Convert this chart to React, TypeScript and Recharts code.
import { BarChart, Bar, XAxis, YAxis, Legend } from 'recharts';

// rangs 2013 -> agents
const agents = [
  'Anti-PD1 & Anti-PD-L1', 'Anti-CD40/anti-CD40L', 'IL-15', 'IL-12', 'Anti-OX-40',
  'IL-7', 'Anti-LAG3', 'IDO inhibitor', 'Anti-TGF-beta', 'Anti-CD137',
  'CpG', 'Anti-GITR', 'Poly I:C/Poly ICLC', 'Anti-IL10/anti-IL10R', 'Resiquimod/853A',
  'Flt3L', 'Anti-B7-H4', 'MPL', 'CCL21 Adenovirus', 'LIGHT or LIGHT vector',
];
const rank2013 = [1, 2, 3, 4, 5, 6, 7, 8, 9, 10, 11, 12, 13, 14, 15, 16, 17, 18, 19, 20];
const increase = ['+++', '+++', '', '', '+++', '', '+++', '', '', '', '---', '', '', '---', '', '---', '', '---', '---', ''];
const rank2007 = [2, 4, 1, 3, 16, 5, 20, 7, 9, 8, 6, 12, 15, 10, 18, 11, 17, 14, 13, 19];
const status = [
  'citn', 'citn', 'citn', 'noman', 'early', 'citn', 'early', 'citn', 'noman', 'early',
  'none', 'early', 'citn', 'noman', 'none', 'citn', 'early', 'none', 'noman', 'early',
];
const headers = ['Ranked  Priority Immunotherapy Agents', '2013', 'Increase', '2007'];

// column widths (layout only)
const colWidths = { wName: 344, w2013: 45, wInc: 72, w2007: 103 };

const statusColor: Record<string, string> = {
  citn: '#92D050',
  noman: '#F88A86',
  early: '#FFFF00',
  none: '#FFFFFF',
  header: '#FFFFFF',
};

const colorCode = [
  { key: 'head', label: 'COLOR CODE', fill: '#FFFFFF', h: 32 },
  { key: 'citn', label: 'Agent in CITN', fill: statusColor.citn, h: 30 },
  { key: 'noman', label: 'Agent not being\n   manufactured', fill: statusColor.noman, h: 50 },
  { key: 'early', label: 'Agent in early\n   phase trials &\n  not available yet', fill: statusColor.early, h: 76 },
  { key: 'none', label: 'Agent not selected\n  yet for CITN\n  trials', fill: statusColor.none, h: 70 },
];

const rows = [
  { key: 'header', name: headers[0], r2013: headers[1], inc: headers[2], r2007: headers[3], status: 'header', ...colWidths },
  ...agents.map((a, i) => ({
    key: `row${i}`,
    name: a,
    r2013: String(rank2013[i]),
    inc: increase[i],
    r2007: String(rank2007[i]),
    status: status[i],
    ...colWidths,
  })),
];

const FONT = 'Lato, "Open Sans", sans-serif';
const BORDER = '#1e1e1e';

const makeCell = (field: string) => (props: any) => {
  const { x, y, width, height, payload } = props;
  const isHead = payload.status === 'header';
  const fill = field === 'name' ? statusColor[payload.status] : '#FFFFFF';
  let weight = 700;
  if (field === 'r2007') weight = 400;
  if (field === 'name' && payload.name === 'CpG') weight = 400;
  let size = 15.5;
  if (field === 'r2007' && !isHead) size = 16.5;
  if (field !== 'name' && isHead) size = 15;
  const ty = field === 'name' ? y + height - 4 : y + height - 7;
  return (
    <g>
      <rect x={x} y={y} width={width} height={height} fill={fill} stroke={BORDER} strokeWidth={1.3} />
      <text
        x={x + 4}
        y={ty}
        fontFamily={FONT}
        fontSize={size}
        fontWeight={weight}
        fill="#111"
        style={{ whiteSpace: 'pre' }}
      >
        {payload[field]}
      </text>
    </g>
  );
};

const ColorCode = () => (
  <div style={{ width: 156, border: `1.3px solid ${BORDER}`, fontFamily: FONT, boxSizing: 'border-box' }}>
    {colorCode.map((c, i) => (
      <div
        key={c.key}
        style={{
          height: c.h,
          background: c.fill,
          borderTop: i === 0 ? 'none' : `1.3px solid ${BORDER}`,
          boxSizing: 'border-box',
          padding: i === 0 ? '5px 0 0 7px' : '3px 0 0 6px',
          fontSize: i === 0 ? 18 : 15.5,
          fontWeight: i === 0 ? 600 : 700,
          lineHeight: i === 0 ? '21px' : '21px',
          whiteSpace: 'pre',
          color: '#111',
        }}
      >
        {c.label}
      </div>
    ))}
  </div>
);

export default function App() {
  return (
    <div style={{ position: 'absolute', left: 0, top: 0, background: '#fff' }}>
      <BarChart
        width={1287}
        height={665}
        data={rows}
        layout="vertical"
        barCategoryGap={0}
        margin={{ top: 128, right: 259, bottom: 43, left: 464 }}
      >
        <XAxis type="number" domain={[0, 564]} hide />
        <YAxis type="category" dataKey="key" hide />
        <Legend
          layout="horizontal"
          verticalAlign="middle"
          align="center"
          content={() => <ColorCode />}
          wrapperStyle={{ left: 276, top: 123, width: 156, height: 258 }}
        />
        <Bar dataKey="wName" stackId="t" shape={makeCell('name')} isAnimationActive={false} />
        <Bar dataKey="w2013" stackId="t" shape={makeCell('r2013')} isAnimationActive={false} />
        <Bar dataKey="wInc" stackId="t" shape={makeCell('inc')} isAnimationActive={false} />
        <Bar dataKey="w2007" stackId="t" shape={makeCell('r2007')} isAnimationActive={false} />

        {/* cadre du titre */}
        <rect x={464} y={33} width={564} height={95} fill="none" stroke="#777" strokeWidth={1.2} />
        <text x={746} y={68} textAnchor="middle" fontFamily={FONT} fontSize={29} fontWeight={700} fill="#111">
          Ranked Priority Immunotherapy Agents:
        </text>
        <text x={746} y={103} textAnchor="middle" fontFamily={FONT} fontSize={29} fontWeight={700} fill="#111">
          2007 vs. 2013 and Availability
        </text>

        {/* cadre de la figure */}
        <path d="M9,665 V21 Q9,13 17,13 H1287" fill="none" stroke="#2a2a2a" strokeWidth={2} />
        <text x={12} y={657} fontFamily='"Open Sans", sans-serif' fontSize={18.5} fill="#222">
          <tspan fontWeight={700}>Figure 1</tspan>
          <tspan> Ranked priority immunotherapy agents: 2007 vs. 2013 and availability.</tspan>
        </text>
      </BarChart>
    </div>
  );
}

+ + + + + + +

■ **What is asked**
Copy all of the data exactly.

■ **Task solution**
Convert this chart to React, TypeScript and Recharts code.
import { BarChart, Bar, XAxis, YAxis, Legend } from 'recharts';

// rangs 2013 -> agents
const agents = [
  'Anti-PD1 & Anti-PD-L1', 'Anti-CD40/anti-CD40L', 'IL-15', 'IL-12', 'Anti-OX-40',
  'IL-7', 'Anti-LAG3', 'IDO inhibitor', 'Anti-TGF-beta', 'Anti-CD137',
  'CpG', 'Anti-GITR', 'Poly I:C/Poly ICLC', 'Anti-IL10/anti-IL10R', 'Resiquimod/853A',
  'Flt3L', 'Anti-B7-H4', 'MPL', 'CCL21 Adenovirus', 'LIGHT or LIGHT vector',
];
const rank2013 = [1, 2, 3, 4, 5, 6, 7, 8, 9, 10, 11, 12, 13, 14, 15, 16, 17, 18, 19, 20];
const increase = ['+++', '+++', '', '', '+++', '', '+++', '', '', '', '---', '', '', '---', '', '---', '', '---', '---', ''];
const rank2007 = [2, 4, 1, 3, 16, 5, 20, 7, 9, 8, 6, 12, 15, 10, 18, 11, 17, 14, 13, 19];
const status = [
  'citn', 'citn', 'citn', 'noman', 'early', 'citn', 'early', 'citn', 'noman', 'early',
  'none', 'early', 'citn', 'noman', 'none', 'citn', 'early', 'none', 'noman', 'early',
];
const headers = ['Ranked  Priority Immunotherapy Agents', '2013', 'Increase', '2007'];

// column widths (layout only)
const colWidths = { wName: 344, w2013: 45, wInc: 72, w2007: 103 };

const statusColor: Record<string, string> = {
  citn: '#92D050',
  noman: '#F88A86',
  early: '#FFFF00',
  none: '#FFFFFF',
  header: '#FFFFFF',
};

const colorCode = [
  { key: 'head', label: 'COLOR CODE', fill: '#FFFFFF', h: 32 },
  { key: 'citn', label: 'Agent in CITN', fill: statusColor.citn, h: 30 },
  { key: 'noman', label: 'Agent not being\n   manufactured', fill: statusColor.noman, h: 50 },
  { key: 'early', label: 'Agent in early\n   phase trials &\n  not available yet', fill: statusColor.early, h: 76 },
  { key: 'none', label: 'Agent not selected\n  yet for CITN\n  trials', fill: statusColor.none, h: 70 },
];

const rows = [
  { key: 'header', name: headers[0], r2013: headers[1], inc: headers[2], r2007: headers[3], status: 'header', ...colWidths },
  ...agents.map((a, i) => ({
    key: `row${i}`,
    name: a,
    r2013: String(rank2013[i]),
    inc: increase[i],
    r2007: String(rank2007[i]),
    status: status[i],
    ...colWidths,
  })),
];

const FONT = 'Lato, "Open Sans", sans-serif';
const BORDER = '#1e1e1e';

const makeCell = (field: string) => (props: any) => {
  const { x, y, width, height, payload } = props;
  const isHead = payload.status === 'header';
  const fill = field === 'name' ? statusColor[payload.status] : '#FFFFFF';
  let weight = 700;
  if (field === 'r2007') weight = 400;
  if (field === 'name' && payload.name === 'CpG') weight = 400;
  let size = 15.5;
  if (field === 'r2007' && !isHead) size = 16.5;
  if (field !== 'name' && isHead) size = 15;
  const ty = field === 'name' ? y + height - 4 : y + height - 7;
  return (
    <g>
      <rect x={x} y={y} width={width} height={height} fill={fill} stroke={BORDER} strokeWidth={1.3} />
      <text
        x={x + 4}
        y={ty}
        fontFamily={FONT}
        fontSize={size}
        fontWeight={weight}
        fill="#111"
        style={{ whiteSpace: 'pre' }}
      >
        {payload[field]}
      </text>
    </g>
  );
};

const ColorCode = () => (
  <div style={{ width: 156, border: `1.3px solid ${BORDER}`, fontFamily: FONT, boxSizing: 'border-box' }}>
    {colorCode.map((c, i) => (
      <div
        key={c.key}
        style={{
          height: c.h,
          background: c.fill,
          borderTop: i === 0 ? 'none' : `1.3px solid ${BORDER}`,
          boxSizing: 'border-box',
          padding: i === 0 ? '5px 0 0 7px' : '3px 0 0 6px',
          fontSize: i === 0 ? 18 : 15.5,
          fontWeight: i === 0 ? 600 : 700,
          lineHeight: i === 0 ? '21px' : '21px',
          whiteSpace: 'pre',
          color: '#111',
        }}
      >
        {c.label}
      </div>
    ))}
  </div>
);

export default function App() {
  return (
    <div style={{ position: 'absolute', left: 0, top: 0, background: '#fff' }}>
      <BarChart
        width={1287}
        height={665}
        data={rows}
        layout="vertical"
        barCategoryGap={0}
        margin={{ top: 128, right: 259, bottom: 43, left: 464 }}
      >
        <XAxis type="number" domain={[0, 564]} hide />
        <YAxis type="category" dataKey="key" hide />
        <Legend
          layout="horizontal"
          verticalAlign="middle"
          align="center"
          content={() => <ColorCode />}
          wrapperStyle={{ left: 276, top: 123, width: 156, height: 258 }}
        />
        <Bar dataKey="wName" stackId="t" shape={makeCell('name')} isAnimationActive={false} />
        <Bar dataKey="w2013" stackId="t" shape={makeCell('r2013')} isAnimationActive={false} />
        <Bar dataKey="wInc" stackId="t" shape={makeCell('inc')} isAnimationActive={false} />
        <Bar dataKey="w2007" stackId="t" shape={makeCell('r2007')} isAnimationActive={false} />

        {/* cadre du titre */}
        <rect x={464} y={33} width={564} height={95} fill="none" stroke="#777" strokeWidth={1.2} />
        <text x={746} y={68} textAnchor="middle" fontFamily={FONT} fontSize={29} fontWeight={700} fill="#111">
          Ranked Priority Immunotherapy Agents:
        </text>
        <text x={746} y={103} textAnchor="middle" fontFamily={FONT} fontSize={29} fontWeight={700} fill="#111">
          2007 vs. 2013 and Availability
        </text>

        {/* cadre de la figure */}
        <path d="M9,665 V21 Q9,13 17,13 H1287" fill="none" stroke="#2a2a2a" strokeWidth={2} />
        <text x={12} y={657} fontFamily='"Open Sans", sans-serif' fontSize={18.5} fill="#222">
          <tspan fontWeight={700}>Figure 1</tspan>
          <tspan> Ranked priority immunotherapy agents: 2007 vs. 2013 and availability.</tspan>
        </text>
      </BarChart>
    </div>
  );
}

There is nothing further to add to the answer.